Posted by Admin on March 27, 2011

http://www.globalresearch.ca/index.php?context=va&aid=23985

by David Wilson

Global Research, March 27, 2011

“[uranium tipped missiles] fit the description of a dirty bomb in every way… I would say that it is the perfect weapon for killing lots of people.” Marion Falk, chemical physicist (retd), Lawrence Livermore Lab, California, USA

In the first 24 hours of the Libyan attack, US B-2s dropped forty-five 2,000-pound bombs.
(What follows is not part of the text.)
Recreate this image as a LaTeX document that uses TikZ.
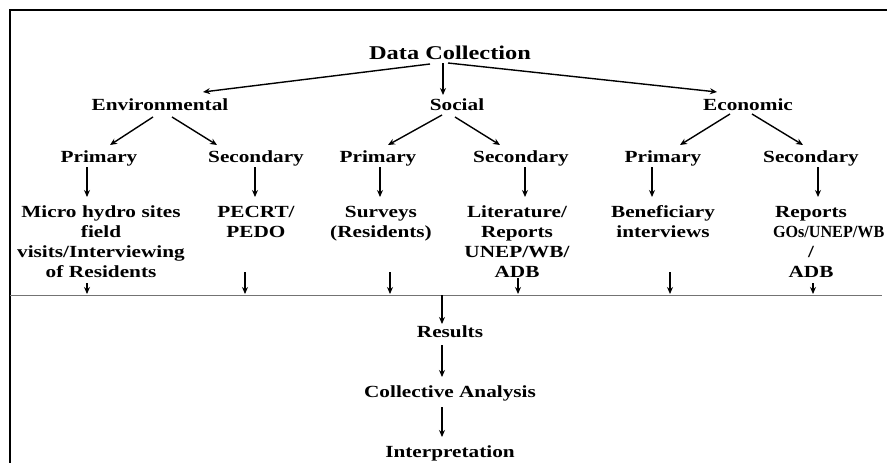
\documentclass[tikz,border=0pt]{standalone}
\usepackage{fontspec}
\setmainfont{Liberation Serif}[FakeStretch=1.25]
\usepackage{tikz}
\usetikzlibrary{arrows.meta}
\tikzset{
    % bold labels, placed on their baseline
    lbl/.style={
        font=\bfseries\fontsize{17}{20}\selectfont,
        inner sep=0pt,
        anchor=base,
        align=center
    },
    toplbl/.style={
        lbl,
        font=\bfseries\fontsize{19.5}{22}\selectfont
    },
    arr/.style={
        line width=1.4pt,
        black,
        -{Stealth[length=7pt, width=6pt]}
    }
}

\begin{document}
\begin{tikzpicture}[x=1pt,y=-1pt]
    \useasboundingbox (0,0) rectangle (887,463);
    % frame and the gray separating line
    \draw[line width=2pt] (10,463) -- (10,10) -- (890,10);
    \coordinate (gl) at (10,295);
    \coordinate (gr) at (882,295);
    \draw[line width=1pt,black!55] (gl) -- (gr);

    \node[toplbl] (dc) at (450,59) {Data Collection};
    \node[lbl] (env) at (160,110) {Environmental};
    \node[lbl] (soc) at (457,110) {Social};
    \node[lbl] (eco) at (748,110) {Economic};

    \node[lbl] (p1) at (99,162) {Primary};
    \node[lbl] (s1) at (256,162) {Secondary};
    \node[lbl] (p2) at (378,162) {Primary};
    \node[lbl] (s2) at (521,162) {Secondary};
    \node[lbl] (p3) at (663,162) {Primary};
    \node[lbl] (s3) at (811,162) {Secondary};

    % text width keeps the base anchor on the first line
    \node[lbl,text width=190pt] (m1) at (101,217) {Micro hydro sites\\field\\visits/Interviewing\\of Residents};
    \node[lbl,text width=100pt] (m2) at (256,217) {PECRT/\\PEDO};
    \node[lbl,text width=110pt] (m3) at (381,217) {Surveys\\(Residents)};
    \node[lbl,text width=110pt] (m4) at (517,217) {Literature/\\Reports\\UNEP/WB/\\ADB};
    \node[lbl,text width=120pt] (m5) at (663,217) {Beneficiary\\interviews};
    \node[lbl,text width=76pt] (m6) at (811,217) {Reports\\\scalebox{0.76}[1]{GOs/UNEP/WB}\\/\\ADB};

    \node[lbl] (res) at (450,337) {Results};
    \node[lbl] (ana) at (450,397) {Collective Analysis};
    \node[lbl] (intp) at (450,457) {Interpretation};

    \draw[arr] ([shift={(-20,5)}]dc.base) -- ([shift={(43,-18)}]env.base);
    \draw[arr] ([shift={(-7,4)}]dc.base) -- ([shift={(-14,-15)}]soc.base);
    \draw[arr] ([shift={(-2,4)}]dc.base) -- ([shift={(-31,-18)}]eco.base);

    \draw[arr] ([shift={(-7,7)}]env.base) -- ([shift={(11,-17)}]p1.base);
    \draw[arr] ([shift={(12,7)}]env.base) -- ([shift={(-39,-17)}]s1.base);
    \draw[arr] ([shift={(-15,5)}]soc.base) -- ([shift={(10,-17)}]p2.base);
    \draw[arr] ([shift={(-2,7)}]soc.base) -- ([shift={(-21,-17)}]s2.base);
    \draw[arr] ([shift={(-18,4)}]eco.base) -- ([shift={(17,-17)}]p3.base);
    \draw[arr] ([shift={(4,4)}]eco.base) -- ([shift={(-8,-17)}]s3.base);

    \draw[arr] ([shift={(-12,5)}]p1.base) -- ([shift={(-14,-20)}]m1.base);
    \draw[arr] ([shift={(-1,5)}]s1.base) -- ([shift={(-1,-20)}]m2.base);
    \draw[arr] ([shift={(2,5)}]p2.base) -- ([shift={(-1,-20)}]m3.base);
    \draw[arr] ([shift={(4,5)}]s2.base) -- ([shift={(8,-20)}]m4.base);
    \draw[arr] ([shift={(-11,5)}]p3.base) -- ([shift={(-11,-20)}]m5.base);
    \draw[arr] ([shift={(7,5)}]s3.base) -- ([shift={(7,-20)}]m6.base);

    % short arrows down onto the line
    \draw[arr] ([shift={(-14,66)}]m1.base) -- ([shift={(-14,77)}]m1.base);
    \draw[arr] ([shift={(-11,55)}]m2.base) -- ([shift={(-11,77)}]m2.base);
    \draw[arr] ([shift={(9,55)}]m3.base) -- ([shift={(9,77)}]m3.base);
    \draw[arr] ([shift={(1,61)}]m4.base) -- ([shift={(1,77)}]m4.base);
    \draw[arr] ([shift={(7,55)}]m5.base) -- ([shift={(7,77)}]m5.base);
    \draw[arr] ([shift={(2,66)}]m6.base) -- ([shift={(2,77)}]m6.base);

    \draw[arr] ([shift={(-8,-42)}]res.base) -- ([shift={(-8,-13)}]res.base);
    \draw[arr] ([shift={(-8,8)}]res.base) -- ([shift={(-8,-20)}]ana.base);
    \draw[arr] ([shift={(-8,10)}]ana.base) -- ([shift={(-8,-20)}]intp.base);
\end{tikzpicture}
\end{document}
These massive bombs, along with the Cruise missiles launched from British and French planes and ships, all contained depleted uranium (DU) warheads.
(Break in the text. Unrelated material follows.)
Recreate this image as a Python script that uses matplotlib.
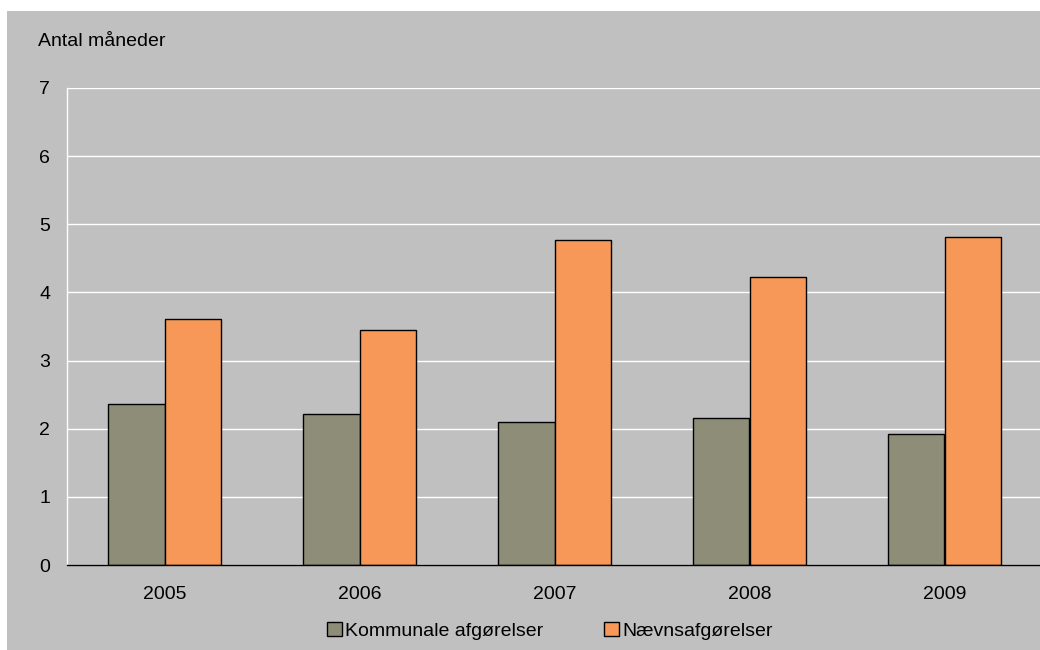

DU is the waste product from the process of enriching uranium ore. It is used in nuclear weapons and reactors. Because it is a very heavy substance, 1.7 times denser than lead, it is highly valued by the military for its ability to punch through armored vehicles and buildings. When a weapon made with a DU tip strikes a solid object like the side of a tank, it goes straight through it, then erupts in a burning cloud of vapor. The vapor settles as dust, which is not only poisonous, but also radioactive.

An impacting DU missile burns at 10,000 degrees C. When it strikes a target, 30% fragments into shrapnel. The remaining 70% vaporises into three highly-toxic oxides, including uranium oxide. This black dust remains suspended in the air and, according to wind and weather, can travel over great distances. If you think Iraq and Libya are far away, remember that radiation from Chernobyl reached Wales.

Particles less than 5 microns in diameter are easily inhaled and may remain in the lungs or other organs for years. Internalized DU can cause kidney damage, cancers of the lung and bone, skin disorders, neurocognitive disorders, chromosome damage, immune deficiency syndromes and rare kidney and bowel diseases. Pregnant women exposed to DU may give birth to infants with genetic defects. Once the dust has vaporised, don’t expect the problem to go away soon. As an alpha particle emitter, DU has a half life of 4.5 billion years.

In the ‘shock and awe’ attack on Iraq, more than 1,500 bombs and missiles were dropped on Baghdad alone. Seymour Hersh has claimed that the US Third Marine Aircraft Wing alone dropped more than “five hundred thousand tons of ordnance”. All of it DU-tipped.

Al Jazeera reported that invading US forces fired two hundred tons of radioactive material into buildings, homes, streets and gardens of Baghdad. A reporter from the Christian Science Monitor took a Geiger counter to parts of the city that had been subjected to heavy shelling by US troops. He found radiation levels 1,000 to 1,900 times higher than normal in residential areas. With its population of 26 million, the US dropped a one-ton bomb for every 52 Iraqi citizens or 40 pounds of explosives per person.

William Hague has said that we are in Libya ” to protect civilians and civilian-populated areas”.You don’t have to look far for who and what are being ‘protected’.

In that first 24 hours the ‘Allies’ ‘expended’ £100 million on DU-tipped ordnance. The European Union’s arms control report said member states issued licences in 2009 for the sale of £293.2 million worth of weapons and weapons systems to Libya. Britain issued arms firms licences for the sale of £21.7 million worth of weaponry to Libya and were also paid by Colonel Gadaffi to send the SAS to train his 32nd Brigade.

For the next 4.5 billion years, I’ll bet that William Hague will not be holidaying in North Africa.